Ugandan authorities’ ongoing crackdown on anti-EACOP protest marches is spreading rapidly like wildfires. The East African Crude Oil Pipeline (EACOP) Project, a significant oil infrastructure development, has been a point of contention. Recently, Witness Radio warned that criminalizing the activities of individual activists and environmental defenders opposed to this project, which aims to transport crude oil from Hoima in Uganda to the Port of Tanga in Tanzania, will be regarded as the most disastrous and insensitive to communities’ concerns in Uganda’s history.

In just four months, a series of arrests targeting environmental activists opposing the mega oil project that transports crude oil from Hoima in Uganda to the Port of Tanga in Tanzania has resulted in a scene of crime. No one is allowed to express their concerns peacefully about it and push back on its adverse negative impacts.

While activists view the peaceful marches as a rightful and brave effort to protect the environment and the communities affected by the project, the authorities, including the Uganda police and Prosecutor’s office, regard these actions as attempts to sabotage development projects and resort to criminalization.

Activists and civil society organizations’ reports indicate that the project will likely damage the environment and has displaced thousands of local communities in Uganda and Tanzania.

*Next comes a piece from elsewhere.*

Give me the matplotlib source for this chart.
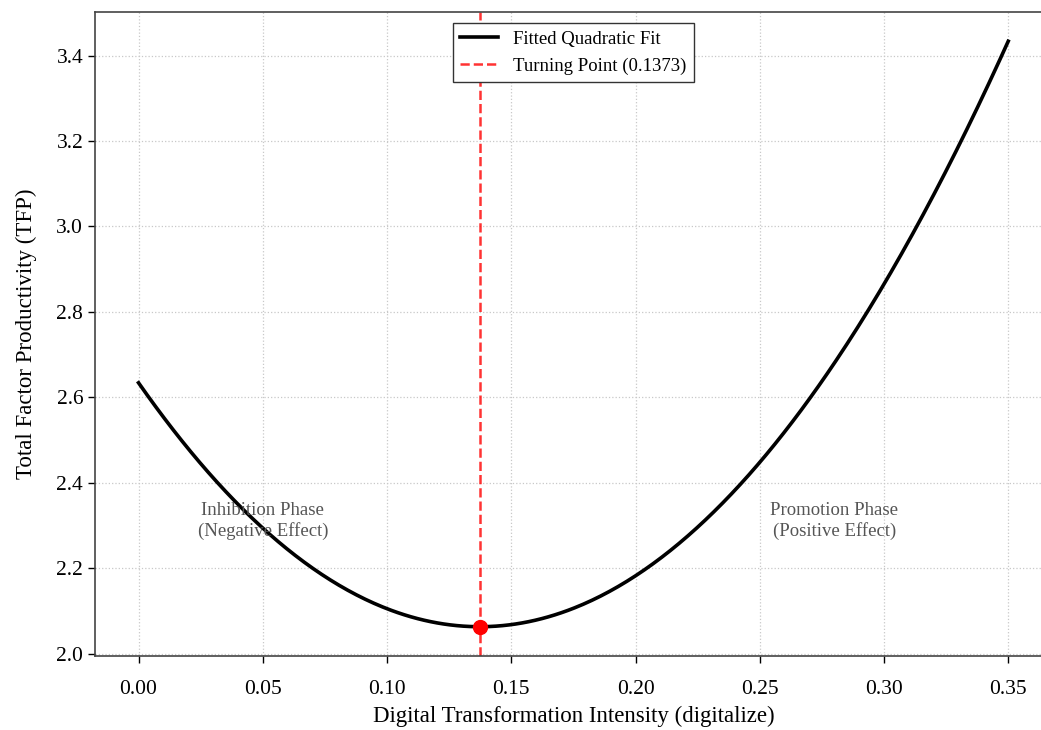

Despite growing concerns and an intensified crackdown, project financiers and shareholders remain unwavering in supporting the EACOP project. This steadfast support underscores the urgency of the situation. However, environmental and human rights defenders stand firm, resolutely demanding the project’s halt, showing a glimmer of hope in this challenging situation.

Over last weekend, eleven (11) environmental activists were arrested, charged, and sent to prison. They were arrested and detained by police at Kenya Commercial Bank (KCB) premises while attempting to deliver a petition urging the bank to halt its financial support for the 1,444-kilometer heated pipeline project.

The arrest of the eleven activists comes less than a month after nine activists were detained on April 02 outside the Stanbic Bank headquarters while attempting to deliver a petition urging the bank to halt its funding for the project.

The eleven include Bob Barigye, Augustine Tukamashaba, Gilbert Ayebare, Umar Kasimbe, Joseph Ssengozi, Keith Namanya, Raymond Bituhanga, Mohammed Ssentongo, Paul Ssekate, Misach Saazi and Phionah Nalusiba.

KCB Bank Uganda is one of the banks that recently joined the race to fund the EACOP project. Last month, On March 26, 2025, EACOP Ltd., the company in charge of the construction and future operation of the EACOP project, announced that it had acquired additional financing provided by a syndicate of financial institutions, including regional banks such as KCB Bank.

Other banks in the syndicate include the Stanbic Bank Uganda, the African Export-Import Bank (Afreximbank), the Standard Bank of South Africa Limited, and the Islamic Corporation for the Development of the Private Sector (ICD).

The activists appeared before the Nakawa Chief Magistrate Court on April 25. They were charged with criminal trespass. According to section 302 of the Penal Code, a person convicted of criminal trespass is liable to a maximum sentence of one year in prison. This detail underscores the weight of the situation.

The activists are currently on remand at Luzira Maximum Prison and are expected to appear again before the court on May 08, 2025, for mention.